#### Prompt:
Word for word, copy all the data and drop the pictures.
━━━━━━━━━━━━━━━━━━━━━━━━━━━━━━
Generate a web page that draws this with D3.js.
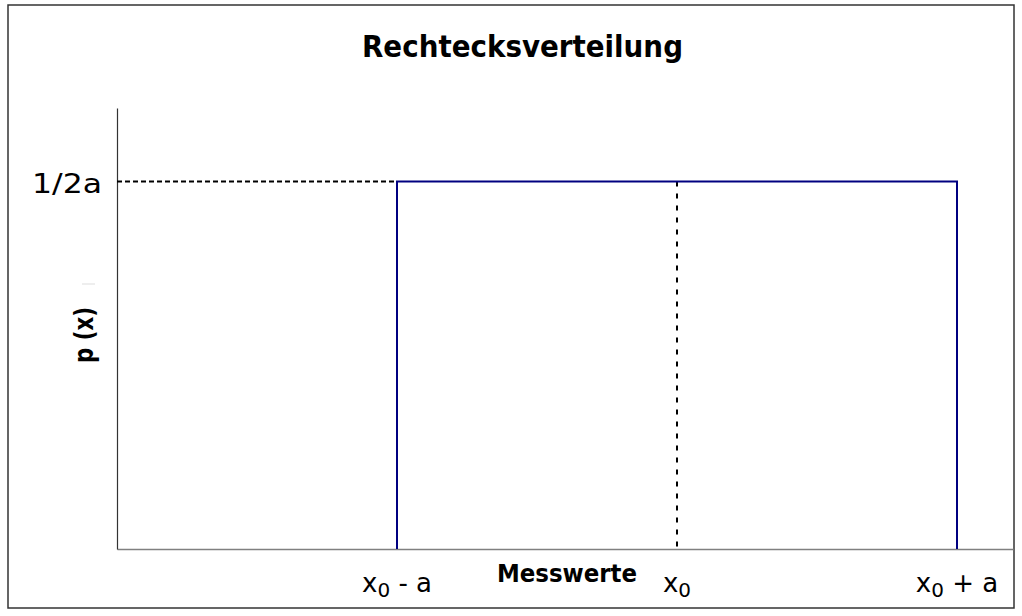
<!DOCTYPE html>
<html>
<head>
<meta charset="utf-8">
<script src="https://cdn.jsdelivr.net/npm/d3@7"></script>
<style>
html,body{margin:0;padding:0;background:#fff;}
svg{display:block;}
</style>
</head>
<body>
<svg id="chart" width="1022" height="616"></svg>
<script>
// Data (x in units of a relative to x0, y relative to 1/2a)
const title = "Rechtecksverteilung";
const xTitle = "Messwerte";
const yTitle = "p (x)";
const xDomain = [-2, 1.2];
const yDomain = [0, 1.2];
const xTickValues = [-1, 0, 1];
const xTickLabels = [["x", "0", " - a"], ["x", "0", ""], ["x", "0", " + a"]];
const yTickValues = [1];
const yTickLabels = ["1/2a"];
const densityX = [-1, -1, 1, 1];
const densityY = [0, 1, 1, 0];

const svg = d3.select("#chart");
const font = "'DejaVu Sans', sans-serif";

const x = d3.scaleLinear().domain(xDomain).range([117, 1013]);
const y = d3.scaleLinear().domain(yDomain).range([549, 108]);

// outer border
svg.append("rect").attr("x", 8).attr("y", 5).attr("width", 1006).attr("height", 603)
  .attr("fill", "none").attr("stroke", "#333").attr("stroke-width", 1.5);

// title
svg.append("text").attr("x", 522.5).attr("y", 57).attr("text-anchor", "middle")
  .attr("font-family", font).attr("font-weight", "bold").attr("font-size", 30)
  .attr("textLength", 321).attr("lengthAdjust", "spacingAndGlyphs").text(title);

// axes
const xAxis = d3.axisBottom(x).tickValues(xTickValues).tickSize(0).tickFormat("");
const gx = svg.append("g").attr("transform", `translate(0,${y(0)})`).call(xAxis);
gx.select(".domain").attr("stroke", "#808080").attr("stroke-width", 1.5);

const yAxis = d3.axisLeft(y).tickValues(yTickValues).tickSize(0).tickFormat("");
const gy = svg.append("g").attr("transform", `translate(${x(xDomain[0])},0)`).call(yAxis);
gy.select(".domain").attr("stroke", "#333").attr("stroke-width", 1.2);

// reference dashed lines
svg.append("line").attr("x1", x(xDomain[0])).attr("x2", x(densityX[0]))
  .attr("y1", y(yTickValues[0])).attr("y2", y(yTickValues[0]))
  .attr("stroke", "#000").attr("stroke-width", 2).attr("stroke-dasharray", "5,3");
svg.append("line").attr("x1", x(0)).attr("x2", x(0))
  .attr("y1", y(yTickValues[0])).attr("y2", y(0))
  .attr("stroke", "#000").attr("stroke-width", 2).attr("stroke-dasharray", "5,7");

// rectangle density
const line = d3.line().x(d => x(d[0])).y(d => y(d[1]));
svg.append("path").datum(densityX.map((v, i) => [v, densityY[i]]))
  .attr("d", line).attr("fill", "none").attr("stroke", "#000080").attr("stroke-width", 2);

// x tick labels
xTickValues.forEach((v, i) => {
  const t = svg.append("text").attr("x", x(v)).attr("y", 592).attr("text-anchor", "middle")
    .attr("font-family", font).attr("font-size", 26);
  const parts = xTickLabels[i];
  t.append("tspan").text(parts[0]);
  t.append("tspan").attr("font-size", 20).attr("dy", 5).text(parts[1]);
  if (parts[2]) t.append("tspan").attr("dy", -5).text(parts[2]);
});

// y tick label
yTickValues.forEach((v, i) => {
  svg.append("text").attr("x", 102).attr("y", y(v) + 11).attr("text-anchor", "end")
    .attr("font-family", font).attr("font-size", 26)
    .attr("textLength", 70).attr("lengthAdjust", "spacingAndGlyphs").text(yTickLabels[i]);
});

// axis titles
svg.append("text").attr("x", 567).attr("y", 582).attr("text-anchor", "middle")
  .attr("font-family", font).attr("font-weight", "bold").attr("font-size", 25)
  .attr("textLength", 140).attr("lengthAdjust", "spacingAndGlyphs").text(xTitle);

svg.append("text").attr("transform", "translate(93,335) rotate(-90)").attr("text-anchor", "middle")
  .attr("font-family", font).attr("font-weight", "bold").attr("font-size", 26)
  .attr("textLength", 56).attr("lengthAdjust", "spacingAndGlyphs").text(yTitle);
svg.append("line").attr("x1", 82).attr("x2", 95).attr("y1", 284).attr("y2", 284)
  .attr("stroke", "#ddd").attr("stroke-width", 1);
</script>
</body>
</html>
━━━━━━━━━━━━━━━━━━━━━━━━━━━━━━
#### Answer to this exercise:
Generate a web page that draws this with D3.js.
<!DOCTYPE html>
<html>
<head>
<meta charset="utf-8">
<script src="https://cdn.jsdelivr.net/npm/d3@7"></script>
<style>
html,body{margin:0;padding:0;background:#fff;}
svg{display:block;}
</style>
</head>
<body>
<svg id="chart" width="1022" height="616"></svg>
<script>
// Data (x in units of a relative to x0, y relative to 1/2a)
const title = "Rechtecksverteilung";
const xTitle = "Messwerte";
const yTitle = "p (x)";
const xDomain = [-2, 1.2];
const yDomain = [0, 1.2];
const xTickValues = [-1, 0, 1];
const xTickLabels = [["x", "0", " - a"], ["x", "0", ""], ["x", "0", " + a"]];
const yTickValues = [1];
const yTickLabels = ["1/2a"];
const densityX = [-1, -1, 1, 1];
const densityY = [0, 1, 1, 0];

const svg = d3.select("#chart");
const font = "'DejaVu Sans', sans-serif";

const x = d3.scaleLinear().domain(xDomain).range([117, 1013]);
const y = d3.scaleLinear().domain(yDomain).range([549, 108]);

// outer border
svg.append("rect").attr("x", 8).attr("y", 5).attr("width", 1006).attr("height", 603)
  .attr("fill", "none").attr("stroke", "#333").attr("stroke-width", 1.5);

// title
svg.append("text").attr("x", 522.5).attr("y", 57).attr("text-anchor", "middle")
  .attr("font-family", font).attr("font-weight", "bold").attr("font-size", 30)
  .attr("textLength", 321).attr("lengthAdjust", "spacingAndGlyphs").text(title);

// axes
const xAxis = d3.axisBottom(x).tickValues(xTickValues).tickSize(0).tickFormat("");
const gx = svg.append("g").attr("transform", `translate(0,${y(0)})`).call(xAxis);
gx.select(".domain").attr("stroke", "#808080").attr("stroke-width", 1.5);

const yAxis = d3.axisLeft(y).tickValues(yTickValues).tickSize(0).tickFormat("");
const gy = svg.append("g").attr("transform", `translate(${x(xDomain[0])},0)`).call(yAxis);
gy.select(".domain").attr("stroke", "#333").attr("stroke-width", 1.2);

// reference dashed lines
svg.append("line").attr("x1", x(xDomain[0])).attr("x2", x(densityX[0]))
  .attr("y1", y(yTickValues[0])).attr("y2", y(yTickValues[0]))
  .attr("stroke", "#000").attr("stroke-width", 2).attr("stroke-dasharray", "5,3");
svg.append("line").attr("x1", x(0)).attr("x2", x(0))
  .attr("y1", y(yTickValues[0])).attr("y2", y(0))
  .attr("stroke", "#000").attr("stroke-width", 2).attr("stroke-dasharray", "5,7");

// rectangle density
const line = d3.line().x(d => x(d[0])).y(d => y(d[1]));
svg.append("path").datum(densityX.map((v, i) => [v, densityY[i]]))
  .attr("d", line).attr("fill", "none").attr("stroke", "#000080").attr("stroke-width", 2);

// x tick labels
xTickValues.forEach((v, i) => {
  const t = svg.append("text").attr("x", x(v)).attr("y", 592).attr("text-anchor", "middle")
    .attr("font-family", font).attr("font-size", 26);
  const parts = xTickLabels[i];
  t.append("tspan").text(parts[0]);
  t.append("tspan").attr("font-size", 20).attr("dy", 5).text(parts[1]);
  if (parts[2]) t.append("tspan").attr("dy", -5).text(parts[2]);
});

// y tick label
yTickValues.forEach((v, i) => {
  svg.append("text").attr("x", 102).attr("y", y(v) + 11).attr("text-anchor", "end")
    .attr("font-family", font).attr("font-size", 26)
    .attr("textLength", 70).attr("lengthAdjust", "spacingAndGlyphs").text(yTickLabels[i]);
});

// axis titles
svg.append("text").attr("x", 567).attr("y", 582).attr("text-anchor", "middle")
  .attr("font-family", font).attr("font-weight", "bold").attr("font-size", 25)
  .attr("textLength", 140).attr("lengthAdjust", "spacingAndGlyphs").text(xTitle);

svg.append("text").attr("transform", "translate(93,335) rotate(-90)").attr("text-anchor", "middle")
  .attr("font-family", font).attr("font-weight", "bold").attr("font-size", 26)
  .attr("textLength", 56).attr("lengthAdjust", "spacingAndGlyphs").text(yTitle);
svg.append("line").attr("x1", 82).attr("x2", 95).attr("y1", 284).attr("y2", 284)
  .attr("stroke", "#ddd").attr("stroke-width", 1);
</script>
</body>
</html>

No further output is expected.